(Written instruction)
Quote the data exactly, first line to the line containing "plt.rcParams['hatch.linewidth'] = 1.0", with no pictures.

____________

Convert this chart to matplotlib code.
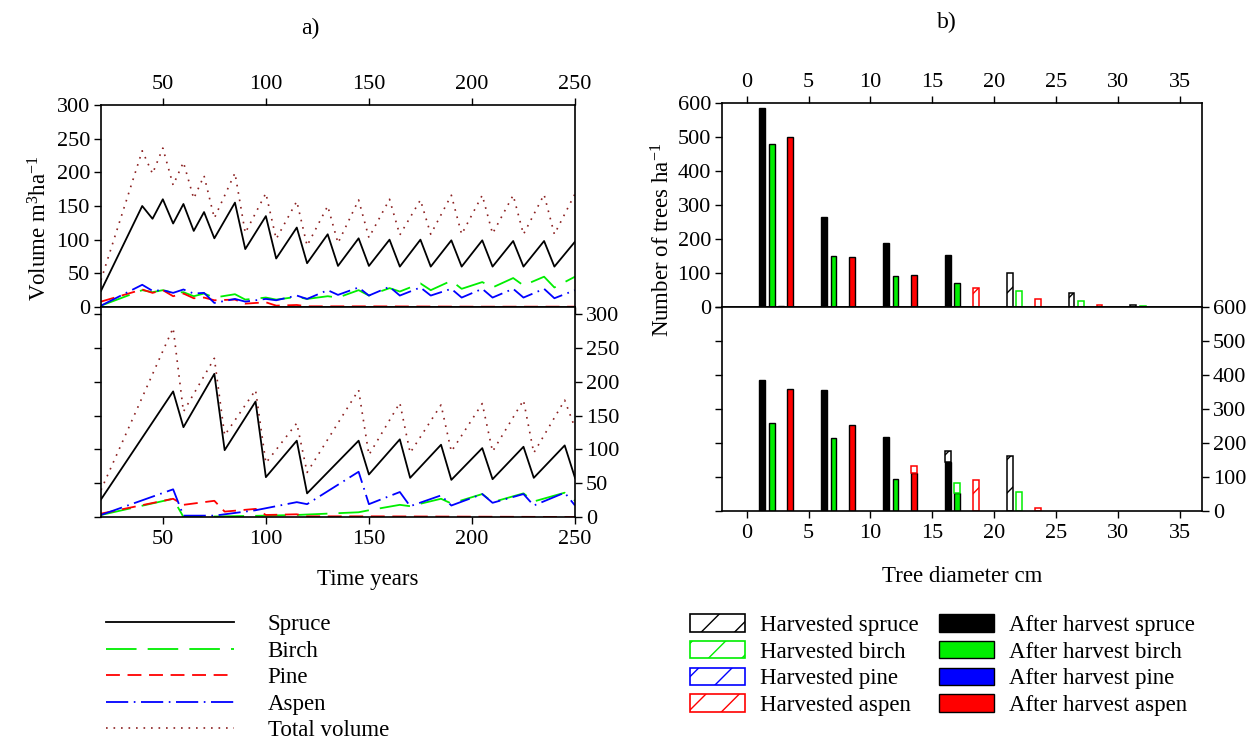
import matplotlib
matplotlib.use("Agg")
import numpy as np
import matplotlib.pyplot as plt
from matplotlib.lines import Line2D
from matplotlib.patches import Patch

plt.rcParams['font.family'] = ['Liberation Serif', 'DejaVu Serif']
plt.rcParams['mathtext.fontset'] = 'custom'
plt.rcParams['mathtext.rm'] = 'Liberation Serif'
plt.rcParams['mathtext.it'] = 'Liberation Serif'
plt.rcParams['font.size'] = 16
plt.rcParams['lines.scale_dashes'] = False
plt.rcParams['hatch.linewidth'] = 1.0

# ---- a) volume over time, upper scenario ----
t_sp_a = [20, 40, 45, 50, 55, 60, 65, 70, 75, 85, 90, 100, 105, 115, 120, 130, 135, 145, 150,
          160, 165, 175, 180, 190, 195, 205, 210, 220, 225, 235, 240, 250]
spruce_a = [24, 150, 131, 160, 124, 153, 113, 141, 102, 155, 86, 135, 72, 118, 65, 108, 61, 102, 61,
            100, 60, 100, 60, 99, 60, 99, 60, 98, 60, 98, 60, 97]
birch_a = [2, 25, 22, 25, 21, 22, 16, 20, 14, 19, 11, 14, 11, 15, 12, 16, 14, 25, 17,
           28, 23, 35, 25, 39, 27, 37, 29, 43, 32, 45, 29, 45]
aspen_a = [2, 33, 24, 25, 21, 26, 20, 21, 6, 12, 8, 12, 10, 17, 12, 25, 18, 29, 17,
           30, 17, 29, 17, 27, 14, 27, 14, 27, 14, 27, 13, 25]
total_a = [40, 232, 198, 236, 181, 215, 161, 195, 132, 199, 110, 169, 101, 157, 91, 150, 95, 159, 103,
           160, 107, 159, 108, 166, 108, 166, 109, 166, 108, 167, 108, 168]
t_pi_a = [20, 40, 45, 50, 55, 60, 65, 70, 75, 85, 90, 100, 105, 115, 120, 150, 200, 250]
pine_a = [8, 26, 21, 25, 16, 20, 13, 14, 10, 11, 5, 7, 2, 3, 1, 1, 0.5, 0.5]

# ---- a) volume over time, lower scenario ----
t_sp_b = [20, 55, 60, 75, 80, 95, 100, 115, 120, 145, 150, 165, 170, 185, 190, 205, 210, 225, 230, 245, 250]
spruce_b = [26, 186, 133, 212, 99, 171, 59, 113, 35, 113, 63, 115, 58, 107, 55, 102, 56, 104, 58, 106, 58]
total_b = [40, 280, 156, 235, 121, 188, 80, 139, 66, 188, 92, 169, 95, 166, 97, 168, 97, 173, 95, 173, 132]
t_bi_b = [20, 55, 60, 100, 115, 145, 150, 165, 170, 185, 190, 205, 210, 225, 230, 245, 250]
birch_b = [3, 27, 0, 2, 3, 7, 10, 18, 16, 27, 20, 34, 22, 35, 23, 36, 24]
t_pi_b = [20, 55, 60, 75, 80, 95, 100, 115, 120, 150, 200, 250]
pine_b = [5, 27, 18, 24, 8, 12, 3, 4, 1, 1, 0.5, 0]
t_as_b = [20, 55, 60, 75, 95, 115, 120, 145, 150, 165, 170, 185, 190, 205, 210, 225, 230, 245, 250]
aspen_b = [3, 41, 2, 2, 10, 22, 19, 67, 19, 37, 16, 32, 17, 34, 21, 34, 17, 36, 17]

# ---- b) diameter distribution ----
classes = [0, 5, 10, 15, 20, 25, 30]
# upper
sp_after_u = [585, 265, 189, 152, 0, 0, 0]
bi_after_u = [480, 150, 92, 72, 0, 0, 0]
pi_after_u = [3, 0, 0, 0, 0, 0, 0]
as_after_u = [500, 147, 94, 0, 0, 0, 0]
sp_harv_u = [0, 0, 0, 0, 101, 42, 5]
bi_harv_u = [0, 0, 0, 0, 47, 18, 2]
pi_harv_u = [0, 0, 0, 0, 0, 0, 0]
as_harv_u = [0, 0, 0, 55, 24, 5, 0]
# lower
sp_after_l = [386, 357, 218, 145, 0, 0, 0]
bi_after_l = [259, 215, 95, 52, 0, 0, 0]
pi_after_l = [0, 0, 0, 0, 0, 0, 0]
as_after_l = [359, 254, 111, 0, 0, 0, 0]
sp_harv_l = [0, 0, 0, 31, 162, 0, 0]
bi_harv_l = [0, 0, 0, 30, 55, 0, 0]
pi_harv_l = [0, 0, 0, 0, 0, 0, 0]
as_harv_l = [0, 0, 21, 92, 8, 0, 0]

GREEN = '#00ee00'
BLUE = '#0000ff'
RED = '#ff0000'
BROWN = '#8b2020'

W, H = 1256, 743
fig = plt.figure(figsize=(W / 100, H / 100), dpi=100)


def ax_at(x0, y0, x1, y1):
    return fig.add_axes([x0 / W, 1 - y1 / H, (x1 - x0) / W, (y1 - y0) / H])


ax1 = ax_at(101, 105, 575, 307)
ax2 = ax_at(101, 307, 575, 517)
ax3 = ax_at(722, 103, 1202, 307)
ax4 = ax_at(722, 307, 1202, 511)

line_styles = dict(
    spruce=dict(color='black', lw=1.3, linestyle='-'),
    birch=dict(color=GREEN, lw=1.3, linestyle=(0, (22, 8))),
    pine=dict(color=RED, lw=1.3, linestyle=(0, (10, 5.5))),
    aspen=dict(color=BLUE, lw=1.3, linestyle=(0, (16, 4, 1.2, 4))),
    total=dict(color=BROWN, lw=1.2, linestyle=(0, (1.2, 4.2))),
)

ax1.plot(t_sp_a, total_a, **line_styles['total'])
ax1.plot(t_sp_a, spruce_a, **line_styles['spruce'])
ax1.plot(t_sp_a, birch_a, **line_styles['birch'])
ax1.plot(t_pi_a, pine_a, **line_styles['pine'])
ax1.plot(t_sp_a, aspen_a, **line_styles['aspen'])

ax2.plot(t_sp_b, total_b, **line_styles['total'])
ax2.plot(t_sp_b, spruce_b, **line_styles['spruce'])
ax2.plot(t_bi_b, birch_b, **line_styles['birch'])
ax2.plot(t_pi_b, pine_b, **line_styles['pine'])
ax2.plot(t_as_b, aspen_b, **line_styles['aspen'])

for ax in (ax1, ax2):
    ax.set_xlim(20, 250)
    ax.set_xticks([50, 100, 150, 200, 250])
    for s in ax.spines.values():
        s.set_linewidth(1.2)
ax1.set_ylim(0, 300)
ax1.set_yticks(range(0, 301, 50))
ax1.tick_params(axis='x', which='both', top=True, labeltop=True, bottom=True, labelbottom=False,
                direction='out', length=5, width=1, labelsize=16, pad=3)
ax1.tick_params(axis='y', left=True, labelleft=True, right=False, direction='out', length=5,
                width=1, labelsize=16, pad=3)

ax2.set_ylim(0, 311)
ax2.set_yticks(range(0, 301, 50))
ax2.tick_params(axis='x', top=False, bottom=True, labelbottom=True, direction='out', length=5,
                width=1, labelsize=16, pad=4)
ax2.tick_params(axis='y', left=True, labelleft=False, right=True, labelright=True, direction='out',
                length=5, width=1, labelsize=16, pad=3)


def draw_bars(ax, after, harv):
    offsets = [1.25, 2.02, 2.77, 3.52]
    colors = ['black', GREEN, BLUE, RED]
    w = 0.47
    for k in range(4):
        xs = np.array(classes) + offsets[k]
        a = np.array(after[k], dtype=float)
        h = np.array(harv[k], dtype=float)
        m = a > 0
        if m.any():
            ax.bar(xs[m], a[m], width=w, color=colors[k], edgecolor='black', linewidth=1.0)
        m = h > 0
        if m.any():
            ax.bar(xs[m], h[m], bottom=a[m], width=w, facecolor='white', edgecolor=colors[k],
                   hatch='/', linewidth=1.1)


draw_bars(ax3, [sp_after_u, bi_after_u, pi_after_u, as_after_u],
          [sp_harv_u, bi_harv_u, pi_harv_u, as_harv_u])
draw_bars(ax4, [sp_after_l, bi_after_l, pi_after_l, as_after_l],
          [sp_harv_l, bi_harv_l, pi_harv_l, as_harv_l])

for ax in (ax3, ax4):
    ax.set_xlim(-2, 36.8)
    ax.set_xticks(range(0, 36, 5))
    ax.set_ylim(0, 600)
    ax.set_yticks(range(0, 601, 100))
    for s in ax.spines.values():
        s.set_linewidth(1.2)
ax3.tick_params(axis='x', top=True, labeltop=True, bottom=True, labelbottom=False, direction='out',
                length=5, width=1, labelsize=16, pad=3)
ax3.tick_params(axis='y', left=True, labelleft=True, right=False, direction='out', length=5,
                width=1, labelsize=16, pad=3)
ax4.tick_params(axis='x', top=False, bottom=True, labelbottom=True, direction='out', length=5,
                width=1, labelsize=16, pad=4)
ax4.tick_params(axis='y', left=True, labelleft=False, right=True, labelright=True, direction='out',
                length=5, width=1, labelsize=16, pad=3)

# titles and axis labels
fig.text(310 / W, 1 - 28 / H, 'a)', ha='center', va='center', fontsize=17)
fig.text(947 / W, 1 - 22 / H, 'b)', ha='center', va='center', fontsize=17)
fig.text(40 / W, 1 - 228 / H, r'Volume m$^{3}$ha$^{-1}$', rotation=90, ha='center', va='center', fontsize=16.5)
fig.text(663 / W, 1 - 240 / H, r'Number of trees ha$^{-1}$', rotation=90, ha='center', va='center', fontsize=16.5)
fig.text(368 / W, 1 - 580 / H, 'Time years', ha='center', va='center', fontsize=16.5)
fig.text(962 / W, 1 - 577 / H, 'Tree diameter cm', ha='center', va='center', fontsize=16.5)

# legends
line_handles = [Line2D([], [], **line_styles[k]) for k in ['spruce', 'birch', 'pine', 'aspen', 'total']]
line_labels = ['Spruce', 'Birch', 'Pine', 'Aspen', 'Total volume']
fig.legend(line_handles, line_labels, loc='upper left', bbox_to_anchor=(106 / W, 1 - 614 / H),
           frameon=False, fontsize=16.5, handlelength=5.6, handletextpad=1.45, labelspacing=0.24,
           borderpad=0, borderaxespad=0)

bar_colors = ['black', GREEN, BLUE, RED]
names = ['spruce', 'birch', 'pine', 'aspen']
bar_handles = [Patch(facecolor='white', edgecolor=c, hatch='/', linewidth=1.2) for c in bar_colors]
bar_handles += [Patch(facecolor=c, edgecolor='black', linewidth=1.0) for c in bar_colors]
bar_labels = ['Harvested ' + n for n in names] + ['After harvest ' + n for n in names]
fig.legend(bar_handles, bar_labels, loc='upper left', bbox_to_anchor=(690 / W, 1 - 614 / H), ncol=2,
           frameon=False, fontsize=16.5, handlelength=2.4, handleheight=0.8, handletextpad=0.65,
           labelspacing=0.22, columnspacing=0.9, borderpad=0, borderaxespad=0)

fig.savefig('out.png', dpi=100)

____________

(Solution to this problem)
Convert this chart to matplotlib code.
import matplotlib
matplotlib.use("Agg")
import numpy as np
import matplotlib.pyplot as plt
from matplotlib.lines import Line2D
from matplotlib.patches import Patch

plt.rcParams['font.family'] = ['Liberation Serif', 'DejaVu Serif']
plt.rcParams['mathtext.fontset'] = 'custom'
plt.rcParams['mathtext.rm'] = 'Liberation Serif'
plt.rcParams['mathtext.it'] = 'Liberation Serif'
plt.rcParams['font.size'] = 16
plt.rcParams['lines.scale_dashes'] = False
plt.rcParams['hatch.linewidth'] = 1.0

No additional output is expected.